▶ _TO DO_: Retype only what runs from the first line of the listing to the line holding "from matplotlib.ticker import FuncFormatter", both included. Do not retype the pictures.

▶ _RAW RECORDS_:
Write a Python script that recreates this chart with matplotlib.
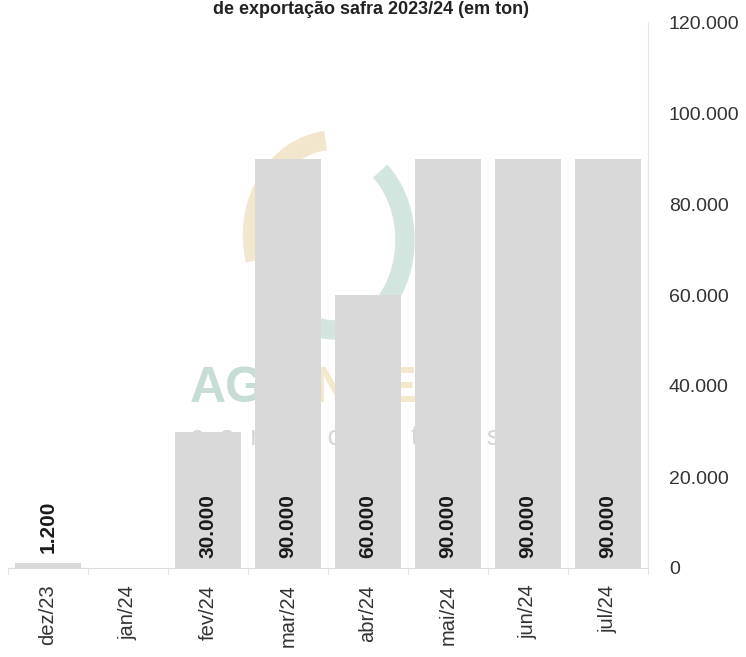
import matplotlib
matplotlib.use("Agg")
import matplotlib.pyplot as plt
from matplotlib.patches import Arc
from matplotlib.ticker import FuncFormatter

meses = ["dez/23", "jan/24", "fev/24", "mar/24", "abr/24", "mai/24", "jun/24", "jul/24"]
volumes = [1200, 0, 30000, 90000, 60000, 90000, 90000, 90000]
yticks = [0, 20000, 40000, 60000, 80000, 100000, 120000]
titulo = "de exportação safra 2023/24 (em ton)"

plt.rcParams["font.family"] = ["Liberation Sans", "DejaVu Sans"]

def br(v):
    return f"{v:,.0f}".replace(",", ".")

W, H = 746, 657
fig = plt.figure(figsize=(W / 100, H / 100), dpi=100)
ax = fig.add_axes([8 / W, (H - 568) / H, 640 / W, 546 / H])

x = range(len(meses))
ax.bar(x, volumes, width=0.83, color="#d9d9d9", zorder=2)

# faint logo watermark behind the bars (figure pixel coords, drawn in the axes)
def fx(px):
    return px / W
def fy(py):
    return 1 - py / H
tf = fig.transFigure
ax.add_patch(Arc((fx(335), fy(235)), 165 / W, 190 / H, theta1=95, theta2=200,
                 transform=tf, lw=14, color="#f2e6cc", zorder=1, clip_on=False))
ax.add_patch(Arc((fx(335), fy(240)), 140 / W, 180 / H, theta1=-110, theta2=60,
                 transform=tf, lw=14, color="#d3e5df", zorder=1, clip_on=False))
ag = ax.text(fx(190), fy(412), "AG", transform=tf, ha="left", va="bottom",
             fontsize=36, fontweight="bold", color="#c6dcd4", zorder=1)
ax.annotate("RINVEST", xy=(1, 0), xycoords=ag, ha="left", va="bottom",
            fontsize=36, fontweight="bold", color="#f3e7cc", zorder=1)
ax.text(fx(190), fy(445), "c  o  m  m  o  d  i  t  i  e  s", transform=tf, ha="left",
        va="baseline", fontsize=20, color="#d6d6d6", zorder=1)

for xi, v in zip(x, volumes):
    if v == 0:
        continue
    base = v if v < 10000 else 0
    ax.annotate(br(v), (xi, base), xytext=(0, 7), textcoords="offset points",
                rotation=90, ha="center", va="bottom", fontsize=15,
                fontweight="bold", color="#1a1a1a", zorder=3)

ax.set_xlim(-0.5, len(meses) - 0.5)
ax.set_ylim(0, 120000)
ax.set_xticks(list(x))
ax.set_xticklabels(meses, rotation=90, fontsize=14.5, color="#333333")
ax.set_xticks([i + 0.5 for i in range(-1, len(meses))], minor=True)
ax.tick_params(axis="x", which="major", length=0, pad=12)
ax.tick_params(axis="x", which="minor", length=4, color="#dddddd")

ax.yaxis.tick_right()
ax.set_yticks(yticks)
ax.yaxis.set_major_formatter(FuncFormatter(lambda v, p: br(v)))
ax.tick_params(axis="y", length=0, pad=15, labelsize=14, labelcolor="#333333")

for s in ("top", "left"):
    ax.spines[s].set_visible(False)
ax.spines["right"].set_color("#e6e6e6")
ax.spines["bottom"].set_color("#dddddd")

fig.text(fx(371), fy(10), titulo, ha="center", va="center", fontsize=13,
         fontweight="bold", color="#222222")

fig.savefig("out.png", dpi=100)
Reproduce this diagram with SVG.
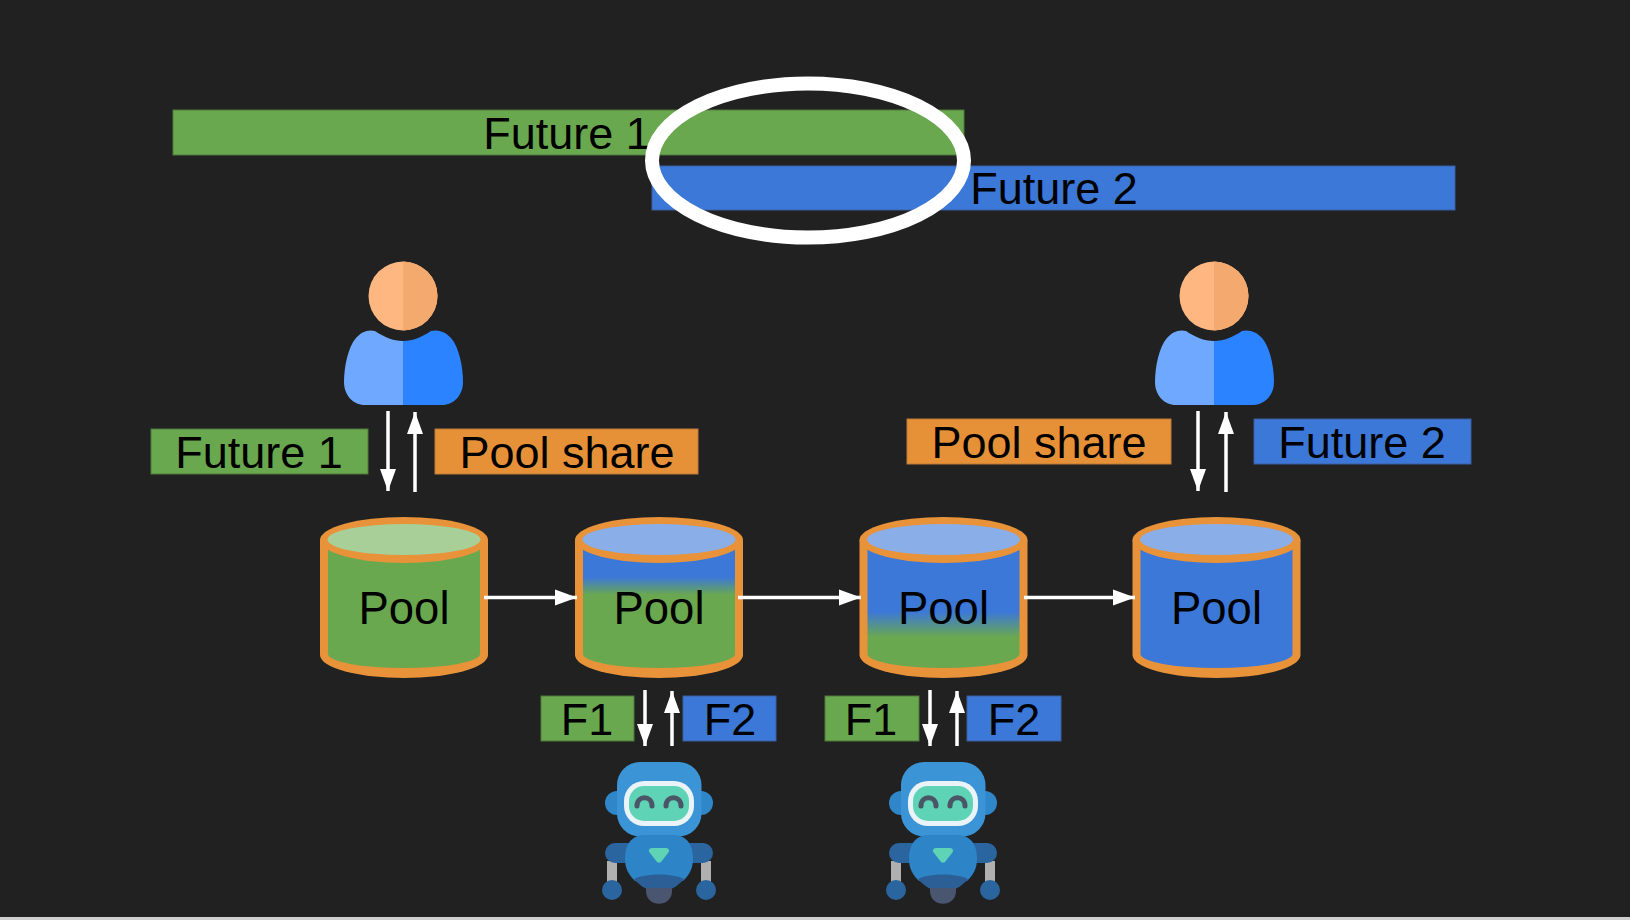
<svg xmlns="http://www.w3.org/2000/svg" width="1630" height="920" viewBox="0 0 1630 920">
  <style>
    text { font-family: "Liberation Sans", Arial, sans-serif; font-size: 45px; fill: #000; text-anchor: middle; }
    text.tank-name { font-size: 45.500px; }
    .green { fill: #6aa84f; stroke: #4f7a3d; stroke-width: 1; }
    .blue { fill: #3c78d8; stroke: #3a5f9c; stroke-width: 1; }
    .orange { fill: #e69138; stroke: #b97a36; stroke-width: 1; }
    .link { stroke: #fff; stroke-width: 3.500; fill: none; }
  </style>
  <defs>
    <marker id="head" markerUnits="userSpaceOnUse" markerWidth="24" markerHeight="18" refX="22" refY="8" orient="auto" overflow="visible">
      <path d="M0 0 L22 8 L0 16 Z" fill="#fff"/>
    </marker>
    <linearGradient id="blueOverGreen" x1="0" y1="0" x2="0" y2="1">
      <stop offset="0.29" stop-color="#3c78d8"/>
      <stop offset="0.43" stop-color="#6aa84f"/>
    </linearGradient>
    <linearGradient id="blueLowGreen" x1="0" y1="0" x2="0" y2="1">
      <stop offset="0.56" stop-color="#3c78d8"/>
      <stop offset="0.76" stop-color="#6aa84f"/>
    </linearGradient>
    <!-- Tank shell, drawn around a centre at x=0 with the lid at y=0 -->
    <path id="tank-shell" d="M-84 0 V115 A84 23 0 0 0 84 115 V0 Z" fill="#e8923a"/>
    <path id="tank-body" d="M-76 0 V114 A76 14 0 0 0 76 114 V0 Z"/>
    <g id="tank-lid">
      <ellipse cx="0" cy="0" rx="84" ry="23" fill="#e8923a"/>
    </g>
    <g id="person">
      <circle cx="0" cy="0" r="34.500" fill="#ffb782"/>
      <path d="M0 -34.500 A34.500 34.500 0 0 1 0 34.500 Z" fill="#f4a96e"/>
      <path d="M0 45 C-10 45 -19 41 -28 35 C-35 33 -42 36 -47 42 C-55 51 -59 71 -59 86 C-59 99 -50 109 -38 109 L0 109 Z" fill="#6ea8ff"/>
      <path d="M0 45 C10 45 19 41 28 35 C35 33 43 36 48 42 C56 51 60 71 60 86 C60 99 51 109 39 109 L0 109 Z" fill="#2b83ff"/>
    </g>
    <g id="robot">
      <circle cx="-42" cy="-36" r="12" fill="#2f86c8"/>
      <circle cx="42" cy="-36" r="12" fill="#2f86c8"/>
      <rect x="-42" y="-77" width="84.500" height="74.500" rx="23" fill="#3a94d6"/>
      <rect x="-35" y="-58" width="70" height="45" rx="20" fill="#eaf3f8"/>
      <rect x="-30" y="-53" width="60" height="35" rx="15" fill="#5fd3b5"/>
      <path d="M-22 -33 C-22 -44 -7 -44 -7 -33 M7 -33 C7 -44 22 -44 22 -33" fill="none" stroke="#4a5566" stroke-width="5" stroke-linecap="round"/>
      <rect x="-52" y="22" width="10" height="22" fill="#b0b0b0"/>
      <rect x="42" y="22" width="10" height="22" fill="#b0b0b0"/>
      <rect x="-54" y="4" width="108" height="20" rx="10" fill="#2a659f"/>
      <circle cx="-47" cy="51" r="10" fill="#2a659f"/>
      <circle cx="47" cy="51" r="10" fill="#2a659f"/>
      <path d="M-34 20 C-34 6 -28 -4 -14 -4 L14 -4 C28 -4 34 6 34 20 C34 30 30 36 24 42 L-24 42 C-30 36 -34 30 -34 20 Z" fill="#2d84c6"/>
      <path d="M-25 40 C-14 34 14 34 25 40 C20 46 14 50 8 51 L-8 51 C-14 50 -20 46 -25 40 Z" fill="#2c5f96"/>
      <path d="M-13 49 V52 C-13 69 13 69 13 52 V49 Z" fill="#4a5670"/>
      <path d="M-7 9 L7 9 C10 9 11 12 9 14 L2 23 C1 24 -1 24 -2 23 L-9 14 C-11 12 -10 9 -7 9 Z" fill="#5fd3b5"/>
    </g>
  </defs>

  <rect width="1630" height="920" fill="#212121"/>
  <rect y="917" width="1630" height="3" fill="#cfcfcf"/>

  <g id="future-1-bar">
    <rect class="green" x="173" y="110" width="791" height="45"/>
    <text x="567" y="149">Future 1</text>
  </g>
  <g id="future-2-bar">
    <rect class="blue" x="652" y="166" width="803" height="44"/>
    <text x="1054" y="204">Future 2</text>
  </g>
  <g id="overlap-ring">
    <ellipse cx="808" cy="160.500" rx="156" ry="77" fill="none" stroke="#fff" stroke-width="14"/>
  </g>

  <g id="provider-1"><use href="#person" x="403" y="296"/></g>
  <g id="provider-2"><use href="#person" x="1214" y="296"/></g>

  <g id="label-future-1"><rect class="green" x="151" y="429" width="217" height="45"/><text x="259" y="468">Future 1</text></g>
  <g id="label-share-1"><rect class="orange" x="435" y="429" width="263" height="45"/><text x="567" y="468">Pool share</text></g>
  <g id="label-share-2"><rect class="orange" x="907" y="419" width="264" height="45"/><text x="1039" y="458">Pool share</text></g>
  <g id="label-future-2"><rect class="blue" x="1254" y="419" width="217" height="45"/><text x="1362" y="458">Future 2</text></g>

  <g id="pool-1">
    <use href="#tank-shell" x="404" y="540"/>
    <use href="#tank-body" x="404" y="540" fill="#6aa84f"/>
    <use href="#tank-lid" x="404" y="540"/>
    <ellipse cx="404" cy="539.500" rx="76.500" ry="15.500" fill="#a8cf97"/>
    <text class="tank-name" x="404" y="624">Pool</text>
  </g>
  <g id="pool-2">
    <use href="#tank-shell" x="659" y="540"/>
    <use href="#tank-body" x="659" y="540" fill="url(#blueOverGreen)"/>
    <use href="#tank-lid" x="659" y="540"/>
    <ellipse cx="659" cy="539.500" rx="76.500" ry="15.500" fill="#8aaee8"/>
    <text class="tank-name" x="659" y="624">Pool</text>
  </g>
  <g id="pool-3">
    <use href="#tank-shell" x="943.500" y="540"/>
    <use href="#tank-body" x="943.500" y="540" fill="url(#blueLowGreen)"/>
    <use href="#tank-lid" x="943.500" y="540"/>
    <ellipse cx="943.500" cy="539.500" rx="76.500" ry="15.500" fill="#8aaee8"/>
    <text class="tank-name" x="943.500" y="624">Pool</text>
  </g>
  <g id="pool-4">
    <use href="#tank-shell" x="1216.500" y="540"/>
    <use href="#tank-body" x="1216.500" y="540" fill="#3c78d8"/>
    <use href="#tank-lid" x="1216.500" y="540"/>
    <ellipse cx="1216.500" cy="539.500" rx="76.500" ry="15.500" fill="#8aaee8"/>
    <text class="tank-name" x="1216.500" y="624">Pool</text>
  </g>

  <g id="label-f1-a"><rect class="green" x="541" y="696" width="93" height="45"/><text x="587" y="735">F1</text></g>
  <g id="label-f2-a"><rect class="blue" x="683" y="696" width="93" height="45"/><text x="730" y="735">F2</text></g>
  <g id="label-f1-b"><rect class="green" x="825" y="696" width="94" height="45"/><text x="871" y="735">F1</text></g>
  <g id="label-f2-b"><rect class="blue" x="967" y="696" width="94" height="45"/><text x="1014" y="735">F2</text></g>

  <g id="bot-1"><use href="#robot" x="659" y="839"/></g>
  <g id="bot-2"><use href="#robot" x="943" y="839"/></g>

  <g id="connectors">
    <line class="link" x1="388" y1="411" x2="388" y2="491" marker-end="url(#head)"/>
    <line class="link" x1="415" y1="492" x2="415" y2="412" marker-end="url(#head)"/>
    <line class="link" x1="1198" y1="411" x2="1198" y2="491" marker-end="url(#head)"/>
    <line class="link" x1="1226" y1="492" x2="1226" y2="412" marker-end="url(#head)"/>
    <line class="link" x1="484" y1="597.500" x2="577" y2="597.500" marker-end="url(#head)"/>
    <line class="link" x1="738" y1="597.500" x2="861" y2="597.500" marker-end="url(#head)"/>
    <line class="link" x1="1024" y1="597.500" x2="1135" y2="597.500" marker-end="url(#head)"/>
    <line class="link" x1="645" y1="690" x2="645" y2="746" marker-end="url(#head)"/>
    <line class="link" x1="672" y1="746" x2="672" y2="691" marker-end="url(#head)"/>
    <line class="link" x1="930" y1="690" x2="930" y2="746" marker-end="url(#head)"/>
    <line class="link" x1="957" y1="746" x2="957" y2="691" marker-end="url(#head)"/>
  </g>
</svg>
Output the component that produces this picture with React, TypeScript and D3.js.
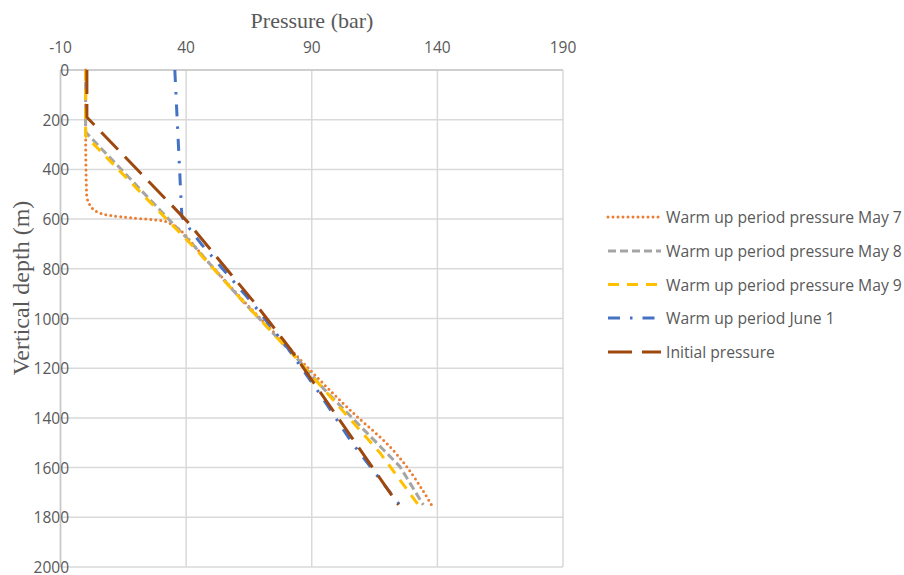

▶ _EXERCISE SOLUTION_:
Write a Python script that recreates this chart with matplotlib.
import matplotlib
matplotlib.use("Agg")
import matplotlib.pyplot as plt
from matplotlib.patches import Arc
from matplotlib.ticker import FuncFormatter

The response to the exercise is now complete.